TASK DESCRIPTION. Check each line of the listing below for the string "React", and copy the ones that have it.

MATERIAL PROVIDED.
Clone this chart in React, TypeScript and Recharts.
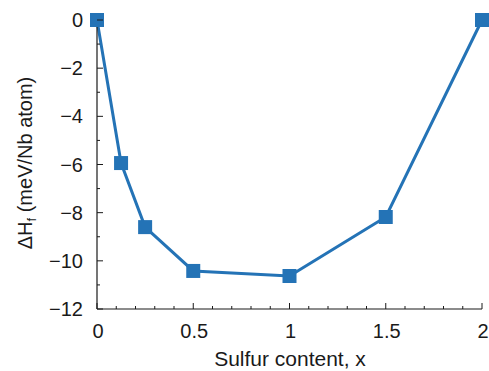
import React from "react";
import { LineChart, Line, XAxis, YAxis } from "recharts";

const sulfur = [0, 0.125, 0.25, 0.5, 1, 1.5, 2];
const formationEnergy = [0, -5.94, -8.6, -10.42, -10.63, -8.18, 0];

const xTicks = Array.from({ length: 21 }, (_, i) => Math.round(i * 10) / 100);
const xMajor = [0, 0.5, 1, 1.5, 2];
const yTicks = Array.from({ length: 13 }, (_, i) => -12 + i);
const yMajor = [-12, -10, -8, -6, -4, -2, 0];

const data = sulfur.map((x, i) => ({ x, dh: formationEnergy[i] }));

const BLUE = "#2473b6";
const FONT = "'Liberation Sans', Arial, Helvetica, sans-serif";
const INK = "#1a1a1a";

const isMajor = (list: number[], v: number) => list.some((m) => Math.abs(m - v) < 1e-6);
const fmt = (v: number) => (v < 0 ? "\u2212" + String(-v) : String(v));

/* ticks point inward, labels only on majors */
function BottomTick({ x, y, payload }: any) {
  const major = isMajor(xMajor, payload.value);
  return (
    <g>
      <line x1={x} y1={y} x2={x} y2={y - (major ? 6 : 3)} stroke={INK} strokeWidth={1} />
      {major && (
        <text x={x + 1} y={y + 28.5} textAnchor="middle" fontSize={20} fontFamily={FONT} fill={INK}>
          {fmt(payload.value)}
        </text>
      )}
    </g>
  );
}

function TopTick({ x, y, payload }: any) {
  const major = isMajor(xMajor, payload.value);
  return <line x1={x} y1={y} x2={x} y2={y + (major ? 6 : 3)} stroke={INK} strokeWidth={1} />;
}

function LeftTick({ x, y, payload }: any) {
  const major = isMajor(yMajor, payload.value);
  return (
    <g>
      <line x1={x} y1={y} x2={x + (major ? 6 : 3)} y2={y} stroke={INK} strokeWidth={1} />
      {major && (
        <text x={x - 14} y={y + 7} textAnchor="end" fontSize={20} fontFamily={FONT} fill={INK}>
          {fmt(payload.value)}
        </text>
      )}
    </g>
  );
}

function RightTick({ x, y, payload }: any) {
  const major = isMajor(yMajor, payload.value);
  return <line x1={x} y1={y} x2={x - (major ? 6 : 3)} y2={y} stroke={INK} strokeWidth={1} />;
}

function SquareDot({ cx, cy, index }: any) {
  return <rect key={index} x={cx - 7} y={cy - 7} width={14} height={14} fill={BLUE} />;
}

export default function App() {
  return (
    <div style={{ position: "absolute", left: 0, top: 0, width: 489, height: 371, background: "#fff" }}>
      <LineChart width={489} height={371} data={data} margin={{ top: 20, right: 7, bottom: 0, left: 0 }}>
        <XAxis
          dataKey="x"
          type="number"
          domain={[0, 2]}
          ticks={xTicks}
          interval={0}
          height={62}
          tickSize={0}
          tickMargin={0}
          tickLine={false}
          axisLine={{ stroke: INK, strokeWidth: 1.2 }}
          tick={<BottomTick />}
          label={{
            content: () => (
              <text x={290} y={366} textAnchor="middle" fontSize={21} fontFamily={FONT} fill={INK}>
                Sulfur content, x
              </text>
            ),
          }}
        />
        <XAxis
          xAxisId="top"
          dataKey="x"
          type="number"
          orientation="top"
          domain={[0, 2]}
          ticks={xTicks}
          interval={0}
          height={0}
          tickSize={0}
          tickMargin={0}
          tickLine={false}
          axisLine={{ stroke: INK, strokeWidth: 1.2 }}
          tick={<TopTick />}
        />
        <YAxis
          type="number"
          domain={[-12, 0]}
          ticks={yTicks}
          interval={0}
          width={97}
          tickSize={0}
          tickMargin={0}
          tickLine={false}
          axisLine={{ stroke: INK, strokeWidth: 1.2 }}
          tick={<LeftTick />}
          label={{
            content: () => (
              <text
                x={31.5}
                y={163}
                transform="rotate(-90 31.5 163)"
                textAnchor="middle"
                fontSize={20}
                fontFamily={FONT}
                fill={INK}
              >
                ΔH
                <tspan fontSize={13} dy={4}>f</tspan>
                <tspan dy={-4}> (meV/Nb atom)</tspan>
              </text>
            ),
          }}
        />
        <YAxis
          yAxisId="right"
          orientation="right"
          type="number"
          domain={[-12, 0]}
          ticks={yTicks}
          interval={0}
          width={0}
          tickSize={0}
          tickMargin={0}
          tickLine={false}
          axisLine={{ stroke: INK, strokeWidth: 1.2 }}
          tick={<RightTick />}
        />
        <Line
          dataKey="dh"
          type="linear"
          stroke={BLUE}
          strokeWidth={3}
          dot={<SquareDot />}
          activeDot={false}
          isAnimationActive={false}
        />
      </LineChart>
    </div>
  );
}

ANSWER TO THE EXERCISE.
Clone this chart in React, TypeScript and Recharts.
import React from "react";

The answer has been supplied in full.